For a given data set, the error we get for 3 random centroids is 21400.93:
While for the same set of data the error for 9 random centroids is: 5762.44
Overfitting k
The larger your k value is, the smaller your error will be, to the point where if your k is the same as your n (so you have one centroid per data point) the error is zero, but you also have not really categorized anything now.
So we want to pick a k that is small enough, but not so small that we are no longer getting meaningful categorization.
A good way to pick values of k is to run tests on sample data: you run your algorithm for different values of k, and record their errors.

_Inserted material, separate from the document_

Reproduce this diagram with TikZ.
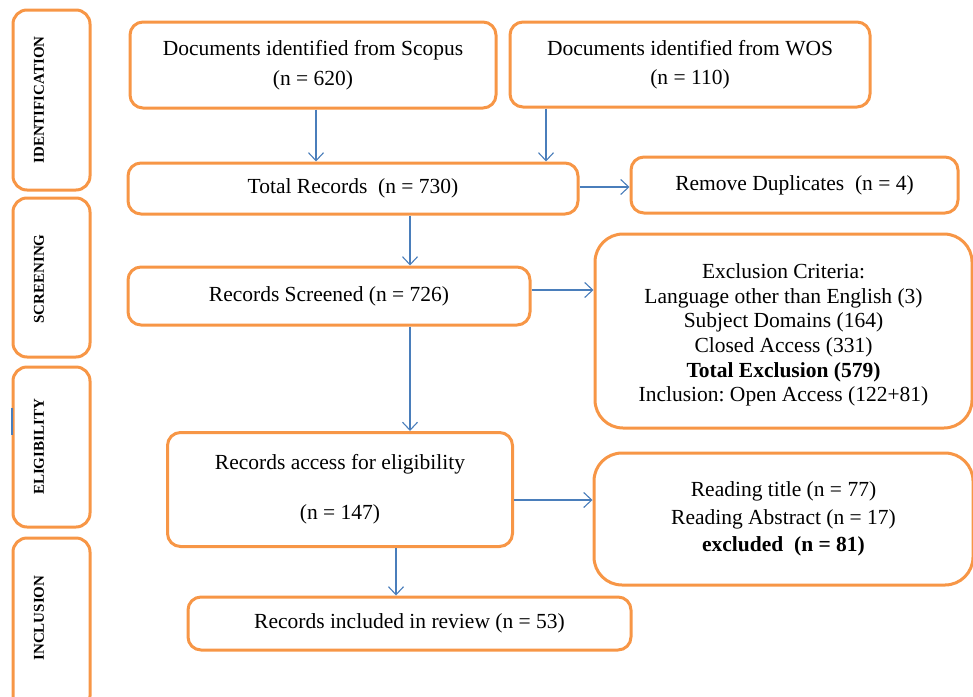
\documentclass[tikz,border=0pt]{standalone}
\usepackage{fontspec}
\setmainfont{Liberation Serif}
\usetikzlibrary{arrows.meta}
\definecolor{boxorange}{HTML}{F79646}
\definecolor{arrblue}{HTML}{4A7EBB}
\begin{document}
\begin{tikzpicture}[x=1pt,y=-1pt,
  txt/.style={inner sep=0pt, align=center, font=\fontsize{21.5}{24.6}\selectfont},
  box/.style={draw=boxorange, line width=3pt, rounded corners=13pt, fill=white, txt},
  bigbox/.style={box, rounded corners=28pt},
  side/.style={draw=boxorange, line width=3pt, rounded corners=14pt, inner sep=0pt,
    minimum width=77pt},
  sidelabel/.style={rotate=90, font=\fontsize{15}{17}\selectfont\bfseries, inner sep=0pt},
  arr/.style={draw=arrblue, line width=1.1pt, -{Straight Barb[length=8pt,width=15pt,line width=1.1pt]}}
]
\useasboundingbox (0,0) rectangle (973,696);

% side stage boxes
\node[side, minimum height=180pt] (idb) at (51.5,100) {};
\node[side, minimum height=159pt] (scb) at (51.5,277.5) {};
\node[side, minimum height=160pt] (elb) at (51.5,447) {};
\node[side, minimum height=172pt] (inb) at (51.5,624) {};
\node[sidelabel] (idl) at (39,100) {IDENTIFICATION};
\node[sidelabel] (scl) at (39,279) {SCREENING};
\node[sidelabel] (ell) at (39,447) {ELIGIBILITY};
\node[sidelabel] (inl) at (39,618) {INCLUSION};
\draw[draw=arrblue, line width=1.5pt] (12,408) -- (12,435);

% main boxes
\node[box, minimum width=366pt, minimum height=86pt] (scopus) at (313,65)
  {Documents identified from Scopus\\[5pt](n = 620)};
\node[box, minimum width=360pt, minimum height=85pt] (wos) at (690,64.5)
  {Documents identified from WOS\\[4pt](n = 110)};
\node[box, minimum width=450pt, minimum height=51pt] (total) at (353,188.5)
  {Total Records\ \ (n = 730)};
\node[box, minimum width=327pt, minimum height=56pt] (dup) at (794.5,185)
  {Remove Duplicates\ \ (n = 4)};
\node[box, minimum width=402pt, minimum height=58pt] (screen) at (329,296)
  {Records Screened (n = 726)};
\node[bigbox, minimum width=377pt, minimum height=194pt] (excl) at (783.5,331) {};
\node[txt] (excltext) at (783.5,335)
  {Exclusion Criteria:\\ Language other than English (3)\\ Subject Domains (164)\\
   Closed Access (331)\\ \textbf{Total Exclusion (579)}\\ Inclusion:\ Open Access (122+81)};
\node[box, minimum width=345pt, minimum height=114pt] (access) at (340,489.5)
  {Records access for eligibility\\[25pt](n = 147)};
\node[bigbox, minimum width=379pt, minimum height=132pt] (read) at (783.5,519)
  {Reading title (n = 77)\\[3pt] Reading Abstract (n = 17)\\[3pt] \textbf{excluded\ \ (n = 81)}};
\node[box, minimum width=443pt, minimum height=53pt] (incl) at (409.5,623.5)
  {Records included in review (n = 53)};

% connectors
\draw[arr] ([xshift=3pt]scopus.south) -- ([xshift=-37pt]total.north);
\draw[arr] ([xshift=-144pt]wos.south) -- ([xshift=193pt]total.north);
\draw[arr] ([yshift=1.5pt]total.east) -- (dup.west |- 0,187);
\draw[arr] ([xshift=57pt]total.south) -- ([xshift=81pt]screen.north);
\draw[arr] ([yshift=6pt]screen.east) -- (excl.west |- 0,290);
\draw[arr] ([xshift=81pt]screen.south) -- ([xshift=70pt]access.north);
\draw[arr] ([yshift=-10.5pt]access.east) -- (read.west |- 0,500);
\draw[arr] ([xshift=56pt]access.south) -- ([xshift=-13.5pt]incl.north);
\end{tikzpicture}
\end{document}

If you then graph your k vs error (so k as the independent variable, with error as the dependent), you will see a steep downward slope the flattens out the larger your k becomes:
This graph was generated by evaluating the same data set generated on the 2nd site linked above with an increasing number of centroids.
The k you want to choose is the one that has the biggest difference in slope. In the above example, that point would be at about k=3 or 4. It’s basically in the elbow of the graph.
In this case, the dataset was generated with ‘Number of clusters’ set to 3, so the value of k seems to generally correspond to that.